### Work to be completed:
Return the lines that follow, exactly as they appear, from the first through the one containing "ax = fig.add_axes([76"; no pictures are to be included.

### Collected material:
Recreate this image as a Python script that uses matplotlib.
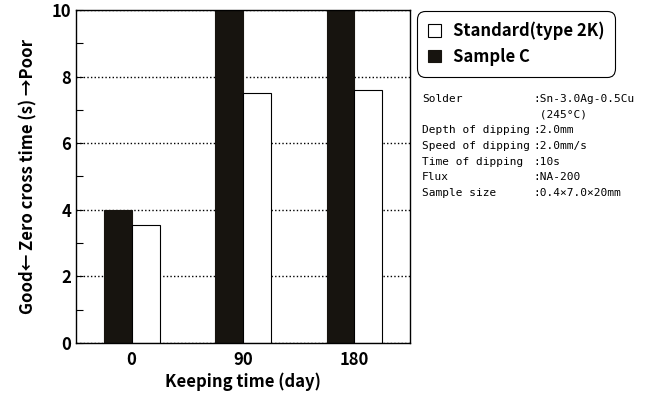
import matplotlib
matplotlib.use("Agg")
import numpy as np
import matplotlib.pyplot as plt
from matplotlib.patches import Patch

# --- data ---
days = ["0", "90", "180"]
sample_c = [4.0, 10.0, 10.0]
standard = [3.55, 7.5, 7.6]

cond_names = ["Solder", "", "Depth of dipping", "Speed of dipping",
              "Time of dipping", "Flux", "Sample size"]
cond_values = [":Sn-3.0Ag-0.5Cu", " (245°C)", ":2.0mm", ":2.0mm/s",
               ":10s", ":NA-200", ":0.4×7.0×20mm"]

bold_font = ["Noto Sans CJK JP", "DejaVu Sans"]
plain_font = ["DejaVu Sans Mono", "DejaVu Sans"]

fig = plt.figure(figsize=(6.47, 3.96), dpi=100)
ax = fig.add_axes([76 / 647, 1 - 343 / 396, 334 / 647, 333 / 396])

x = np.arange(len(days))
w = 0.25
ax.bar(x - w / 2, sample_c, w, color="#17140f", edgecolor="#17140f", lw=0.8, zorder=2)
ax.bar(x + w / 2, standard, w, color="white", edgecolor="black", lw=0.8, zorder=2)

ax.set_xlim(-0.5, 2.5)
ax.set_ylim(0, 10)
ax.set_xticks(x)
ax.set_xticklabels(days)
ax.set_yticks(np.arange(0, 11, 2))
ax.set_yticks(np.arange(1, 10, 2), minor=True)
ax.tick_params(axis="y", which="both", direction="in", length=5, width=0.8)
ax.tick_params(axis="x", length=0, pad=6)
for lab in ax.get_xticklabels() + ax.get_yticklabels():
    lab.set_fontfamily(bold_font)
    lab.set_fontweight("bold")
    lab.set_fontsize(12)

ax.set_axisbelow(True)
ax.yaxis.grid(True, which="major", linestyle=(0, (1, 1.6)), color="black", lw=1)
for s in ax.spines.values():
    s.set_linewidth(1)

ax.set_xlabel("Keeping time (day)", fontfamily=bold_font, fontweight="bold",
              fontsize=12, labelpad=2)
ax.set_ylabel("Good← Zero cross time (s) →Poor", fontfamily=bold_font,
              fontweight="bold", fontsize=12, labelpad=10)

handles = [Patch(facecolor="white", edgecolor="black", lw=0.8),
           Patch(facecolor="#17140f", edgecolor="#17140f", lw=0.8)]
leg = fig.legend(handles, ["Standard(type 2K)", "Sample C"],
                 loc="upper left", bbox_to_anchor=(417 / 647, 1 - 11 / 396),
                 borderaxespad=0,
                 prop={"family": bold_font, "weight": "bold", "size": 12},
                 handlelength=0.8, handleheight=0.8, handletextpad=0.7,
                 labelspacing=0.45, borderpad=0.65, fancybox=True,
                 framealpha=1, edgecolor="black")
leg.get_frame().set_linewidth(0.8)
leg.get_frame().set_boxstyle("round", pad=0, rounding_size=0.5)

y0 = 1 - 99 / 396
dy = 15.7 / 396
for i, (n, v) in enumerate(zip(cond_names, cond_values)):
    fig.text(422 / 647, y0 - i * dy, n, fontfamily=plain_font, fontsize=8.0,
             va="center", ha="left")
    fig.text(533 / 647, y0 - i * dy, v, fontfamily=plain_font, fontsize=8.0,
             va="center", ha="left")

fig.savefig("out.png", dpi=100)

### Response for this exercise:
Recreate this image as a Python script that uses matplotlib.
import matplotlib
matplotlib.use("Agg")
import numpy as np
import matplotlib.pyplot as plt
from matplotlib.patches import Patch

# --- data ---
days = ["0", "90", "180"]
sample_c = [4.0, 10.0, 10.0]
standard = [3.55, 7.5, 7.6]

cond_names = ["Solder", "", "Depth of dipping", "Speed of dipping",
              "Time of dipping", "Flux", "Sample size"]
cond_values = [":Sn-3.0Ag-0.5Cu", " (245°C)", ":2.0mm", ":2.0mm/s",
               ":10s", ":NA-200", ":0.4×7.0×20mm"]

bold_font = ["Noto Sans CJK JP", "DejaVu Sans"]
plain_font = ["DejaVu Sans Mono", "DejaVu Sans"]

fig = plt.figure(figsize=(6.47, 3.96), dpi=100)
ax = fig.add_axes([76 / 647, 1 - 343 / 396, 334 / 647, 333 / 396])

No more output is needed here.